I've been working on a GPU-based boid simulation recently. I've spent most of my time trying to get the underlying sorting system working, in an attempt to avoid having each boid check every other boid—I'm ideally looking for this algorithm to end up being scalable into the hundreds of thousands of individual particles. However, I'm a bit confused as to how I should try to organize my boids into some kind of spatial tree structure when I don't have access to pointers (I'm working in HLSL).
I elected to try and base my method off of this incredibly helpful article.
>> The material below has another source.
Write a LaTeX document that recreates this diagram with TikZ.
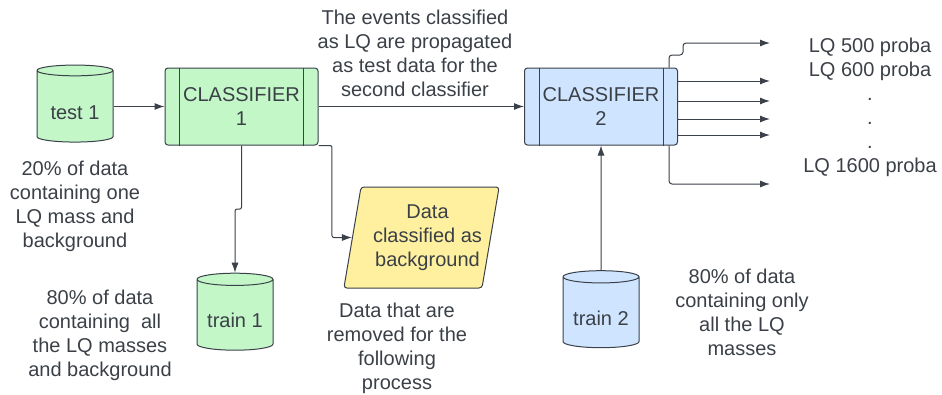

I already have a relatively quick radix sort functioning properly, but what I'm confused about is how I can actually put the sorted z-order morton keys to use. I naïvely assumed that, once sorted, all sequential boids would be sorted by distance, but this assumption breaks down whenever the boids are near the edge of two "sections" in the z-order curve, which causes some bizarre behavior that I've pictured below:
It seems clear that I also need to construct some kind of BVH (Bounding Volume Hierarchy) data structure so I can predictably access boids within a set distance, instead of just iterating over nearby sorted boids, but I'm stuck on how to achieve this in a language like HLSL that doesn't include pointers. I've read this article a few times, but I'm not sure if it's well-suited to what I'm trying to do. Should I create nodes that store buffer indices instead of pointers? Or is there a simpler way that I could go about this?
I'd deeply appreciate any advice on how to move forward, thank you!